I must not be awake


As long as I’m up
July 27, 2006, 7:39 am
Filed under: art, art therapy, cancer

In reading posts on a cancer chat group from other patients about how cancer has “made me take my life one day
at a time and to rejoice in it and all the blessings that day brings” I find it hard to believe that to be true for myself (or them for that matter). That is the pessimist in me.

At times I think I gave myself cancer. Really. I used to pray for God to strike me dead a lot. I was too scared for suicide. I don’t like razors or seeing my own blood. Terrified of needles and the water. Wouldn’t want to botch a hang job or ‘bad accident’ putting myself in a wheelchair to be placed in permanent care at some creepy facility creating an even worse fate than death (Care facilities and their management are another entirely scary and morbid subject). I think my disease is not cancer but depression and poor self image.

But if I did indeed give myself cancer (which I believe more than the following) then maybe I cured myself, too. My past project TRANS, http://www.tc.umn.edu/~jeffr035/, is a series of ways of attempting to heal my body using art/art therapy. Since my treatment I have felt better physically than I ever have in real time. I suppose all this has been a true test of how much faith I have in myself, or at least positive faith.

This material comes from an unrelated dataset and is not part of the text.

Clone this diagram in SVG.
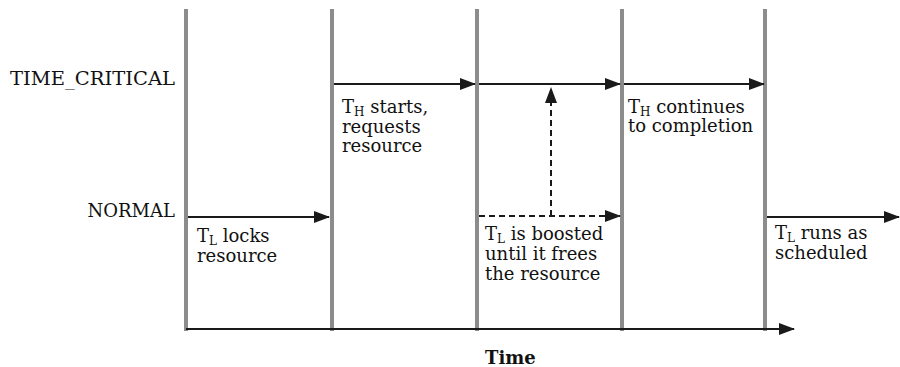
<svg xmlns="http://www.w3.org/2000/svg" width="900" height="367" viewBox="0 0 900 367">
<style>
  .bg { fill: #ffffff; }
  .bar { stroke: #8c8c8c; stroke-width: 4; fill: none; }
  .line { stroke: #1a1a1a; stroke-width: 2; fill: none; }
  .dash { stroke: #1a1a1a; stroke-width: 2; fill: none; stroke-dasharray: 6 4; }
  .lbl { font-family: "DejaVu Serif", "Liberation Serif", serif; font-size: 18px; fill: #111; }
  .sub { font-size: 12px; }
  .bold { font-weight: bold; }
</style>
<defs>
  <marker id="ah" markerUnits="userSpaceOnUse" markerWidth="16" markerHeight="12" viewBox="0 0 16 12" refX="15" refY="6" orient="auto">
    <path d="M0,0 L16,6 L0,12 Z" fill="#1a1a1a"/>
  </marker>
</defs>
<rect class="bg" x="0" y="0" width="900" height="367"/>

<g id="timeline-bars">
  <line class="bar" x1="186" y1="9" x2="186" y2="331"/>
  <line class="bar" x1="332" y1="9" x2="332" y2="331"/>
  <line class="bar" x1="477" y1="9" x2="477" y2="331"/>
  <line class="bar" x1="622" y1="9" x2="622" y2="331"/>
  <line class="bar" x1="765" y1="9" x2="765" y2="331"/>
</g>

<g id="connectors">
  <line class="line" x1="188" y1="217" x2="329" y2="217" marker-end="url(#ah)"/>
  <line class="line" x1="334" y1="84" x2="475" y2="84" marker-end="url(#ah)"/>
  <line class="line" x1="479" y1="84" x2="620" y2="84" marker-end="url(#ah)"/>
  <line class="line" x1="624" y1="84" x2="764" y2="84" marker-end="url(#ah)"/>
  <line class="dash" x1="479" y1="216" x2="620" y2="216" marker-end="url(#ah)"/>
  <line class="dash" x1="551" y1="216" x2="551" y2="88" marker-end="url(#ah)"/>
  <line class="line" x1="767" y1="217" x2="899" y2="217" marker-end="url(#ah)"/>
  <line class="line" x1="186" y1="329" x2="794" y2="329" marker-end="url(#ah)"/>
</g>

<g id="level-labels">
  <text class="lbl" x="175" y="85" text-anchor="end" textLength="165" lengthAdjust="spacingAndGlyphs">TIME_CRITICAL</text>
  <text class="lbl" x="175" y="217" text-anchor="end">NORMAL</text>
</g>

<g id="label-tl-locks">
  <text class="lbl" x="197" y="242">T<tspan class="sub" dy="3">L</tspan><tspan dy="-3"> locks</tspan></text>
  <text class="lbl" x="197" y="262">resource</text>
</g>

<g id="label-th-starts">
  <text class="lbl" x="342" y="113">T<tspan class="sub" dy="3">H</tspan><tspan dy="-3"> starts,</tspan></text>
  <text class="lbl" x="342" y="133">requests</text>
  <text class="lbl" x="342" y="152">resource</text>
</g>

<g id="label-tl-boosted">
  <text class="lbl" x="485" y="240">T<tspan class="sub" dy="3">L</tspan><tspan dy="-3"> is boosted</tspan></text>
  <text class="lbl" x="485" y="260">until it frees</text>
  <text class="lbl" x="485" y="280">the resource</text>
</g>

<g id="label-th-continues">
  <text class="lbl" x="628" y="113">T<tspan class="sub" dy="3">H</tspan><tspan dy="-3"> continues</tspan></text>
  <text class="lbl" x="628" y="132">to completion</text>
</g>

<g id="label-tl-runs">
  <text class="lbl" x="775" y="239">T<tspan class="sub" dy="3">L</tspan><tspan dy="-3"> runs as</tspan></text>
  <text class="lbl" x="775" y="259">scheduled</text>
</g>

<g id="axis-label">
  <text class="lbl bold" x="485" y="364">Time</text>
</g>
</svg>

I can’t remember much how I felt being diagnosed, except being pleasantly relieved to see the nurse walk in post-diagnosis with a birthday cake. It tasted good. A chocolate cake with vanilla icing, from a microwave box, I believe. What I do remember most about the entire experience was the previous morning during a biosy to determine if I had a hernia or what. It was when a strangely surprised and grim sounding “hmmmmmm” came from my surgeons mouth as he cut a small slit above my right hip (I had to be awake the entire procedure). Apparently I was bursting from the seams with swollen lymph nodes all throughout my lower abdomen, like I was smuggling grapes in my intestines. After the surgery, he shook my hand and said “Good luck” with a worried look. I should have skipped my doctors appointment the next day and gotten completely snookered at some bar rather than sit for 30 minutes in a stale room only to be told that I had cancer and it was pretty bad. Oh, and eat cake.
Since then I have received one type of medicine only and with minimal side effects so I can carry on as if everything is normal. And I think that’s where the problem lies. I feel guilt about my success and think my projects deal more with creating avenues for others to try, hopefully striking a chord and doing something good with my life. I don’t think I can fully believe in the usefulness of my project until I have other patients involved, getting their feedback thereby proving to myself that I have control over my mental health and physical well being. So if anything, I would say cancer makes you selfish.